To arrive at the correct sequence, Option (B), use geographical and political logic. Think of the 1740s and 50s as the era of "king-making" in the Deccan, which places Ambur at the start. Then, move to the Seven Years' War period (1756–1763). This global conflict triggered the 1757 clash at Plassey and the 1760 decisive defeat of the French at Wandiwash. Finally, anchor your timeline with Buxar (1764), as it is the most advanced conflict involving a confederacy of Indian powers and resulting in the Treaty of Allahabad. As noted in A Brief History of Modern India, Spectrum, the victory at Wandiwash was the "final blow" to French ambitions, clearing the path for the British to focus entirely on the North.

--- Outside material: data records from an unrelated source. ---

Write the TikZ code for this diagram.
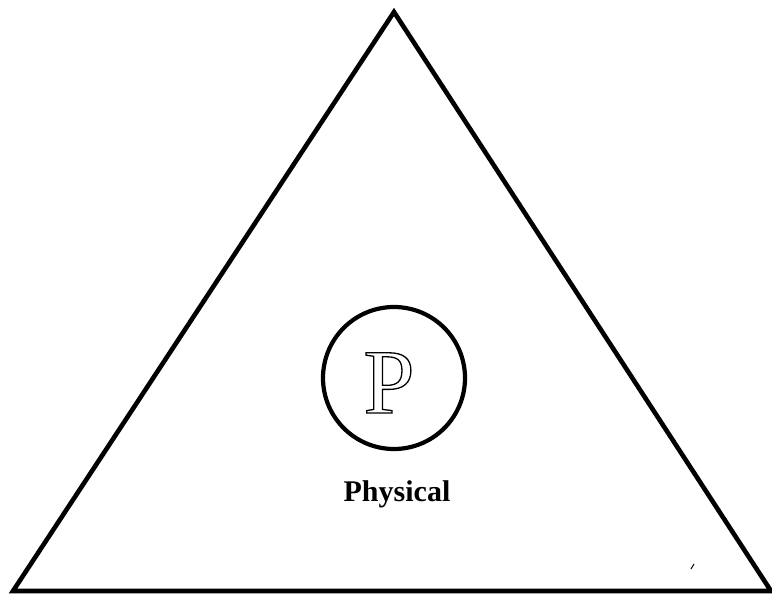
\documentclass[tikz,border=0pt]{standalone}
\usepackage{fontspec}
\setmainfont{Liberation Serif}
\newcommand{\outlinetext}[1]{\special{pdf:code q 1 Tr 1.3 w}#1\special{pdf:code Q}}
\tikzset{
  shapeline/.style={draw=black, line width=4.6pt, line join=miter},
  bigletter/.style={font=\fontsize{92}{92}\selectfont, inner sep=0pt, anchor=base},
  caption/.style={font=\fontsize{30}{30}\selectfont\bfseries, inner sep=0pt, anchor=base},
}
\begin{document}
\begin{tikzpicture}[x=1pt,y=-1pt]
\useasboundingbox (0,0) rectangle (772,595);
\coordinate (apex) at (394,12);
\coordinate (bl) at (13,591);
\coordinate (br) at (771,591);
\draw[shapeline] (apex) -- (br) -- (bl) -- cycle;
\node[shapeline, line width=4.2pt, circle, minimum size=142pt, inner sep=0pt] (ring) at (394,378) {};
\node[bigletter] (letter) at (389,413) {\outlinetext{P}};
\node[caption] (label) at (397,501) {Physical};
\coordinate (m1) at (691,569);
\coordinate (m2) at (694,564);
\draw[line width=1pt] (m1) -- (m2);
\end{tikzpicture}
\end{document}
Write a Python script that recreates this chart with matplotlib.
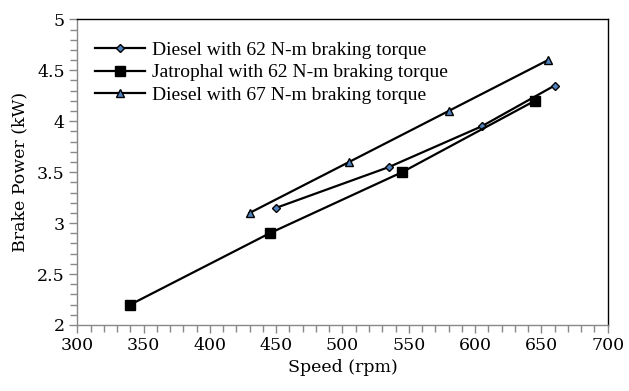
import matplotlib
matplotlib.use("Agg")
import matplotlib.pyplot as plt
from matplotlib.ticker import MultipleLocator

# Data
diesel62_x = [450, 535, 605, 660]
diesel62_y = [3.15, 3.55, 3.95, 4.35]
jatropha62_x = [340, 445, 545, 645]
jatropha62_y = [2.2, 2.9, 3.5, 4.2]
diesel67_x = [430, 505, 580, 655]
diesel67_y = [3.1, 3.6, 4.1, 4.6]
labels = ["Diesel with 62 N-m braking torque",
          "Jatrophal with 62 N-m braking torque",
          "Diesel with 67 N-m braking torque"]
yticks = [2, 2.5, 3, 3.5, 4, 4.5, 5]
ytick_labels = ["2", "2.5", "3", "3.5", "4", "4.5", "5"]

fig = plt.figure(figsize=(6.29, 3.91), dpi=100)
ax = fig.add_axes([0.1229, 0.1688, 0.8432, 0.7818])

blue = "#4F81BD"
ax.plot(diesel62_x, diesel62_y, color="black", lw=1.6, marker="D", ms=4.5,
        mfc=blue, mec="black", mew=1.0, label=labels[0])
ax.plot(jatropha62_x, jatropha62_y, color="black", lw=1.6, marker="s", ms=7,
        mfc="black", mec="black", label=labels[1])
ax.plot(diesel67_x, diesel67_y, color="black", lw=1.6, marker="^", ms=6,
        mfc=blue, mec="black", mew=1.0, label=labels[2])

ax.set_xlim(300, 700)
ax.set_ylim(2, 5)
ax.xaxis.set_major_locator(MultipleLocator(50))
ax.xaxis.set_minor_locator(MultipleLocator(10))
ax.yaxis.set_minor_locator(MultipleLocator(0.1))
ax.set_yticks(yticks)
ax.set_yticklabels(ytick_labels)

for lab in ax.get_xticklabels() + ax.get_yticklabels():
    lab.set_fontfamily("DejaVu Serif")
    lab.set_fontsize(12.5)

ax.tick_params(which="both", direction="out", color="#888888", width=1)
ax.tick_params(which="major", length=6, pad=3)
ax.tick_params(which="minor", length=5)
ax.spines["left"].set_color("#888888")
ax.spines["bottom"].set_color("#888888")
ax.spines["top"].set_color("black")
ax.spines["right"].set_color("black")
for s in ax.spines.values():
    s.set_linewidth(1)

ax.set_xlabel("Speed (rpm)", fontfamily="DejaVu Serif", fontsize=12.5, labelpad=3)
ax.set_ylabel("Brake Power (kW)", fontfamily="DejaVu Serif", fontsize=12.5, labelpad=6)

leg = ax.legend(loc="upper left", bbox_to_anchor=(0.0, 0.985), frameon=False,
                prop=dict(family="Liberation Serif", size=14),
                handlelength=2.6, handletextpad=0.35, labelspacing=0.25,
                borderaxespad=0.5)

fig.savefig("out.png", dpi=100)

UPSC often uses chronological proximity as a trap. Options (A) and (C) attempt to confuse you by placing Wandiwash before Plassey or Buxar before Wandiwash. The key is to remember that the struggle against the French (Wandiwash) had to be largely settled before the British could fully secure their administrative grip on Bihar and Oudh (Buxar). Many students mistakenly believe the "major" battles like Plassey must come first, forgetting that the Battle of Ambur was the crucial 1749 encounter that set the stage for European interventionism, a point emphasized in Modern India, Bipin Chandra.